§ DIRECTIONS:
Output exactly the lines from the line containing "Rebuild this chart" through the line containing "y_ticks = [-100, -50, 0, 50, 100]", inclusive, and omit any pictures.

§ STORED ROWS:
-----
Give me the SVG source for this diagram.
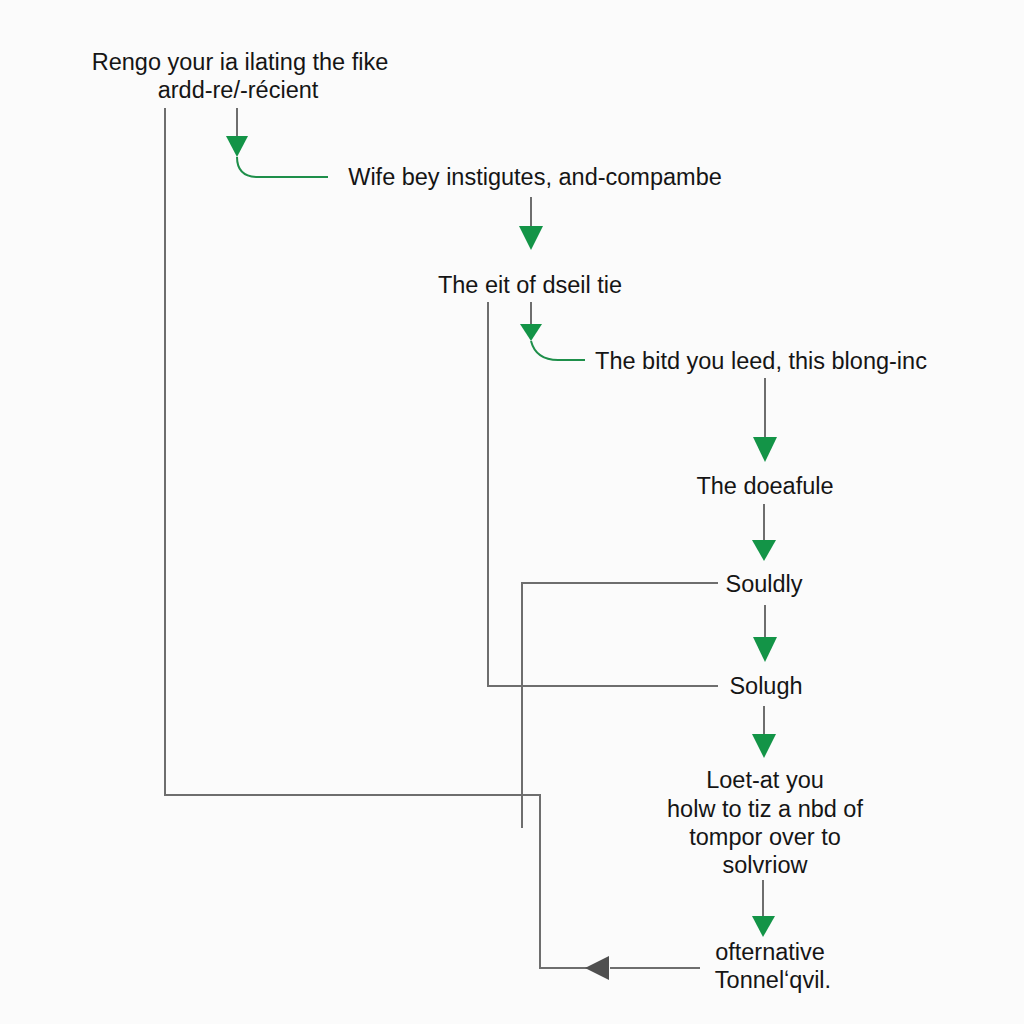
-----
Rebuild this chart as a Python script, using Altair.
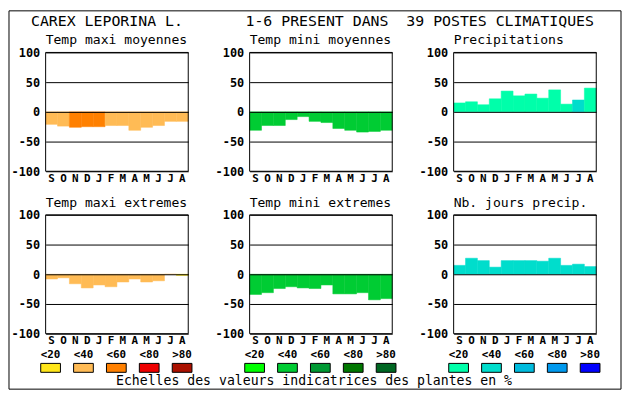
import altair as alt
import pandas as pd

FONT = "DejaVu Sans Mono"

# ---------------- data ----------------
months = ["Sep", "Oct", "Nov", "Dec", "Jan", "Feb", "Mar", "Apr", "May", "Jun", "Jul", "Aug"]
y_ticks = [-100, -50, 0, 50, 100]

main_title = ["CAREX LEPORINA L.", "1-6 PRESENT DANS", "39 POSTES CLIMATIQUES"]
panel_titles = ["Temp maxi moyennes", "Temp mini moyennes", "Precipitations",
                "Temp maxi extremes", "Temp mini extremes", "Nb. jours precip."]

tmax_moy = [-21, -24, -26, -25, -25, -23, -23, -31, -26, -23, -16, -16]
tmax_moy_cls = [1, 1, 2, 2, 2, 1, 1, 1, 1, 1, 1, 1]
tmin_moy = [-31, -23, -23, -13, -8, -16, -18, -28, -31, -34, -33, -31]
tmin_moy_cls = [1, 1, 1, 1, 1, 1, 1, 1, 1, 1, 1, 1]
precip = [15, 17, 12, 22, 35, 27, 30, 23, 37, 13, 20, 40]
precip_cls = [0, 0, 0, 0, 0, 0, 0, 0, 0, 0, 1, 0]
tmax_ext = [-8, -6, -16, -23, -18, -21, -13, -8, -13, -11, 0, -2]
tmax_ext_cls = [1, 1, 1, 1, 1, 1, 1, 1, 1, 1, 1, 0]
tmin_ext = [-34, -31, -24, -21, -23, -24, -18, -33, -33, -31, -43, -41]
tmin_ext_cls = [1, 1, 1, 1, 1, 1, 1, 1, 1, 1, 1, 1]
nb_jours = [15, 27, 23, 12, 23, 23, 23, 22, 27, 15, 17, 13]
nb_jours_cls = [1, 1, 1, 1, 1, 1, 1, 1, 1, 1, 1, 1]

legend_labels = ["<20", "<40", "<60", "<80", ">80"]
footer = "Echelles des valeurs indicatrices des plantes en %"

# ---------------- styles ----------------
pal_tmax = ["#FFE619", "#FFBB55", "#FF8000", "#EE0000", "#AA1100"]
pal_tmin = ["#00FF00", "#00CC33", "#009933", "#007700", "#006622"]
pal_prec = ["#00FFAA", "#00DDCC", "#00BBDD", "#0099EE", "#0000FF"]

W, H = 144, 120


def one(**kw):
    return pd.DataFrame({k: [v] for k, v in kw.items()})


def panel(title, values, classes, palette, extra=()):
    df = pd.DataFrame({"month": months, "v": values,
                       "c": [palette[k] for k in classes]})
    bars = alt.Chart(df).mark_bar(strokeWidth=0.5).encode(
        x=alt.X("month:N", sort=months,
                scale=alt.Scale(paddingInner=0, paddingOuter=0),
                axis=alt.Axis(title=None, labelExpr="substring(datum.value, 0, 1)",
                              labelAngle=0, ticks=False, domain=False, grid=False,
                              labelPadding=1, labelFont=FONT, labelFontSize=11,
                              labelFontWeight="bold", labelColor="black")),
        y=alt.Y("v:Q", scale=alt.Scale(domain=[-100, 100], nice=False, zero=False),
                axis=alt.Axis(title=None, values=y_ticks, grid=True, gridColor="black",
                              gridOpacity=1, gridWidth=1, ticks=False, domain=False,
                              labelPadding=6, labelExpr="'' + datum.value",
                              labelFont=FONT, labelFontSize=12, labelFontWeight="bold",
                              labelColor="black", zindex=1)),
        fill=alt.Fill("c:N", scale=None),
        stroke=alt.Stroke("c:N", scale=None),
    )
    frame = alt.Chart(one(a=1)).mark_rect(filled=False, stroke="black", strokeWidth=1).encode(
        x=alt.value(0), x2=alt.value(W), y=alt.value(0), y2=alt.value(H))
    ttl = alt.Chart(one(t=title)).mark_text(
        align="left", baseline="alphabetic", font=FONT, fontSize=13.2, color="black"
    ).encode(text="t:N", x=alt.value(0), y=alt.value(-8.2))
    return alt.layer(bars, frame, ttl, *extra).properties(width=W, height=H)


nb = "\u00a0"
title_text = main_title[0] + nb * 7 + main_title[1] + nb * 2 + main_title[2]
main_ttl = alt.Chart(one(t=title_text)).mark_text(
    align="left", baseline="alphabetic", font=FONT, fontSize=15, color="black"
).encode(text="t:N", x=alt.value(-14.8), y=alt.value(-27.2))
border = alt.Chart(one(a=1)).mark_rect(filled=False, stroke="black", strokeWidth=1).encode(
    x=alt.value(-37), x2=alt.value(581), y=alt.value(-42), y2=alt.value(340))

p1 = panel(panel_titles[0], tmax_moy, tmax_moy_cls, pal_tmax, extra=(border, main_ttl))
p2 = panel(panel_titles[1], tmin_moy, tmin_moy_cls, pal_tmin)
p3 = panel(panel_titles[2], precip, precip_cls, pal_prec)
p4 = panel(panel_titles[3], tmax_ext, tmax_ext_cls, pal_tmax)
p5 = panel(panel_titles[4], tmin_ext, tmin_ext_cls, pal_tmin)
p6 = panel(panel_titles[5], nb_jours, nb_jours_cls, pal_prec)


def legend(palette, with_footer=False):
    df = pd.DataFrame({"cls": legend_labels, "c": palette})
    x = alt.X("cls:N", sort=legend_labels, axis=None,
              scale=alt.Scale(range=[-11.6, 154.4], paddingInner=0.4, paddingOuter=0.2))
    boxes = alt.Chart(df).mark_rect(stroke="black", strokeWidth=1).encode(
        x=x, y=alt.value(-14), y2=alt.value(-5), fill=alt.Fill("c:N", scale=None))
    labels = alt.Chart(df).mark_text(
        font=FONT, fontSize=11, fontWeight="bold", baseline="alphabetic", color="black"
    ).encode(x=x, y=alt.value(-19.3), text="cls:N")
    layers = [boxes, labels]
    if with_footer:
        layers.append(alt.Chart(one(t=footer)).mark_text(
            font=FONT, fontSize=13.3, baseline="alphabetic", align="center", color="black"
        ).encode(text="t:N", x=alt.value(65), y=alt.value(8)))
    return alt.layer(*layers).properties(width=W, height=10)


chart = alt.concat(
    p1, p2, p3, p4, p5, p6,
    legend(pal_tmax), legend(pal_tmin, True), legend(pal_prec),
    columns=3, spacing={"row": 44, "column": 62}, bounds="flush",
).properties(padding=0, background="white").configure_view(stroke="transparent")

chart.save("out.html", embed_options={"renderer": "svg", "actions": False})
-----
§ SOLUTION TO THIS EXERCISE:
Rebuild this chart as a Python script, using Altair.
import altair as alt
import pandas as pd

FONT = "DejaVu Sans Mono"

# ---------------- data ----------------
months = ["Sep", "Oct", "Nov", "Dec", "Jan", "Feb", "Mar", "Apr", "May", "Jun", "Jul", "Aug"]
y_ticks = [-100, -50, 0, 50, 100]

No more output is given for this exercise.